Rektör Prof. Dr. Karabulut şöyle devam etti; “Sürdürülebilir kalkınma da toplumun ekonomik, kültürel, sosyal ve teknolojik alanlarda yaşam kalitesini yükseltmek için günümüzde öncelikli ihtiyaç bilgi ve bilgi sermeyesidir. Dünyada toplumsal, ekonomik ve teknoloji alanlarında yaşanan değişimler ve gelişimler bilgi ekonomisini sürdürülebilir kalkınmada önemli bir oyuncu yapmıştır. Bilgi ekonomisi ve bilgi teknolojisi ekonomik kalkınma için artık bir araç olmuştur. Eğer bilgi ve iletişim teknolojilerini üretebiliyorsanız ve en önemlisi de ürettiğiniz bilgi ve iletişim teknolojilerini kabullendirebiliyorsanız bölgesel ve küresel bir rekabette varsınız demektir. İstikrarlı büyüme, nitelikli istihdam ve üretimde verimlilik bilgi ve iletişim teknolojilerini sürdürülebilir kalkınmanın ana temeli yapmalıyız. Yetişmiş insan gücü, yetişmiş kalifiye insan gücümüz bundan dolayı çok önemli. Bakınız; bilgi teknolojileri bugün dünyada stratejik bir güç olarak kullanılıyor. Çok kısa bir süre önce Amerika ile Çin’i karşı karşıya getiren cep telefonu markaları yada modelleri değildi. Amerika ve Çin’i karşı karşıya getiren Telekomünikasyon pazarı da değildi. O iki ülke bilgi teknolojileri ve bilgi ekonomileri için karşı karşıya geldiler. Olay, Çin’de ve Amerika’da cep telefonu üretimi yapan iki ayrı şirketin sorunu değil, iki ülkenin bilgi teknolojisindeki stratejik hedeflerinin güç kavgasına dönüşmesiydi. Sürdürülebilir kalkınmaya bu pencereden de bakmaktan da yarar var. Şu konuya da değinmek istiyorum; ekonomik büyüme sağlanırken, toplumun sosyal ve kültürel kalkınması göz ardı edilmemeli. Ekonomik büyüme; yaşam kalitesini artırırken, insanı ahlaki ve kültürel yönlerden yoksun bırakmamalı. O nedenle ekonomik kalkınma, sosyal ve kültürel kalkınma ile paralel gerçekleşmeli. Kalkınmada en önemli unsur insan gücüdür. İnsan gücünün yetiştirilmesinde en büyük etken ve lokomotif ise üniversitelerimize düşmektedir. Bundan dolayı; üniversitelerimiz, toplumumuza yaşam boyu öğrenme kültürünü her alanda tüm bireyleri kapsamayacak şekilde ana hedef olarak belirlemelidir.”
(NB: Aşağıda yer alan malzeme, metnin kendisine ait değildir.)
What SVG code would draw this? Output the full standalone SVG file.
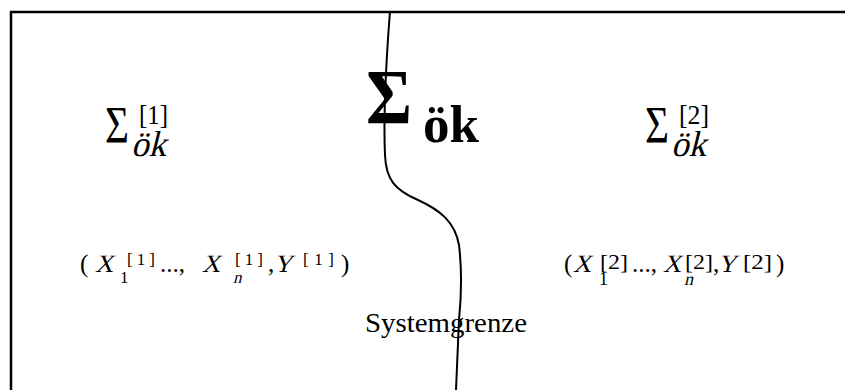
<svg xmlns="http://www.w3.org/2000/svg" width="845" height="390" viewBox="0 0 845 390">
<style>
.t{font-family:"Liberation Serif","Times New Roman","DejaVu Serif",serif;fill:#000}
.line{fill:none;stroke:#000}
</style>
<rect width="845" height="390" fill="#fff"/>
<g id="frame"><path class="line" d="M11 390 L11 12 L845 12" stroke-width="2.5"/></g>
<g id="connectors"><path id="systemgrenze-line" class="line" stroke-width="2" d="M390 11 C387 50,383 110,385 155 C386 180,395 190,418 200 C440 210,455 222,459 245 C462 270,461 300,459 320 L456 390"/></g>
<g id="sigma-main">
<text class="t" x="366" y="123" font-size="78" font-weight="bold" textLength="46" lengthAdjust="spacingAndGlyphs">Σ</text>
<text class="t" x="423" y="142" font-size="52" font-weight="bold" textLength="56" lengthAdjust="spacingAndGlyphs">ök</text>
</g>
<g id="sigma-1">
<text class="t" x="105" y="143" font-size="52" textLength="24" lengthAdjust="spacingAndGlyphs">Σ</text>
<text class="t" x="139" y="124" font-size="27" textLength="29" lengthAdjust="spacingAndGlyphs">[1]</text>
<text class="t" transform="translate(131 156) skewX(-14)" font-size="36" textLength="35" lengthAdjust="spacingAndGlyphs">ök</text>
</g>
<g id="sigma-2">
<text class="t" x="645" y="143" font-size="52" textLength="24" lengthAdjust="spacingAndGlyphs">Σ</text>
<text class="t" x="679" y="124" font-size="27" textLength="30" lengthAdjust="spacingAndGlyphs">[2]</text>
<text class="t" transform="translate(671 156) skewX(-14)" font-size="36" textLength="35" lengthAdjust="spacingAndGlyphs">ök</text>
</g>
<g id="tuple-1">
<text class="t" y="272" font-size="25"><tspan x="80">(</tspan><tspan x="160">...,</tspan><tspan x="268">,</tspan><tspan x="341">)</tspan></text>
<text class="t" transform="translate(95 272) skewX(-14)" font-size="25">X</text>
<text class="t" transform="translate(202 272) skewX(-14)" font-size="25">X</text>
<text class="t" transform="translate(274 272) skewX(-14)" font-size="25">Y</text>
<text class="t" y="265" font-size="17"><tspan x="127" textLength="28" lengthAdjust="spacing">[1]</tspan><tspan x="235" textLength="28" lengthAdjust="spacing">[1]</tspan><tspan x="303" textLength="31" lengthAdjust="spacing">[1]</tspan></text>
<text class="t" x="120" y="283" font-size="17">1</text>
<text class="t" transform="translate(233 283) skewX(-14)" font-size="17">n</text>
</g>
<g id="tuple-2">
<text class="t" y="272" font-size="25"><tspan x="564">(</tspan><tspan x="632">...,</tspan><tspan x="713">,</tspan><tspan x="776">)</tspan></text>
<text class="t" transform="translate(573 272) skewX(-14)" font-size="25">X</text>
<text class="t" transform="translate(663 272) skewX(-14)" font-size="25">X</text>
<text class="t" transform="translate(718 272) skewX(-14)" font-size="25">Y</text>
<text class="t" y="269" font-size="21"><tspan x="600" textLength="28" lengthAdjust="spacingAndGlyphs">[2]</tspan><tspan x="685" textLength="28" lengthAdjust="spacingAndGlyphs">[2]</tspan><tspan x="743" textLength="29" lengthAdjust="spacingAndGlyphs">[2]</tspan></text>
<text class="t" x="599" y="285" font-size="18">1</text>
<text class="t" transform="translate(684 285) skewX(-14)" font-size="18">n</text>
</g>
<g id="label"><text class="t" x="365" y="332" font-size="28" textLength="162" lengthAdjust="spacingAndGlyphs">Systemgrenze</text></g>
</svg>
-“BEN BU İŞİ YAPACAĞIM” DİYEN BİR GENÇLİK ÜLKEMİZİN İSTİKBALİ İÇİN ÇOK ÖNEMLİ”
Malatya Turgut Özal Üniversitesi Rektörü Prof. Dr. Aysun Bay Karabulut, “Üniversitelerimiz; öğrencileri bilgi ile donatırken, tecrübe sahibi yapmalı ve dünya ile yarışta olduğunun farkında olabilmeli. ‘Ben yarın ne iş yapacağımı’ sorusuna cevap verebilen bir gençlik istiyoruz. Mezun olduklarında “Ben bu işi yapacağım” diyen bir gençlik ülkemizin istikbali için çok önemli. Bu iki soru cevapsız kaldığı takdirde sürdürülebilir kalkınmayı değil sağlamak başlatmak bile imkansızdır. Bu nedenle, “Ben fakülteyi yada meslek yüksekokulunu bitirdiğimde ne iş yapacağım” sorusunun cevabını öğrenci bilmelidir. O sorunun olumlu yönden cevabı olabilmelidir. Şu noktada çok önemli; sürdürülebilir kalkınma için gençliğimiz geleceğini planlarken vatan ve bayrak sevgisini de mutlaka bilmelidir. Çünkü kalbi vatanı ve milleti için atmayan bir nesil ülkesinin geleceği için üretemez. Ülkemizin ve milletimizin 2023, 2053 ve 2071 hedeflerinin gerçekleşmesi, donanımlı, geçmişini bilen, bugününe hakim olan ve geleceği ise planlayabilen bir gençlik ile mümkündür.” İfadelerini kaydetti.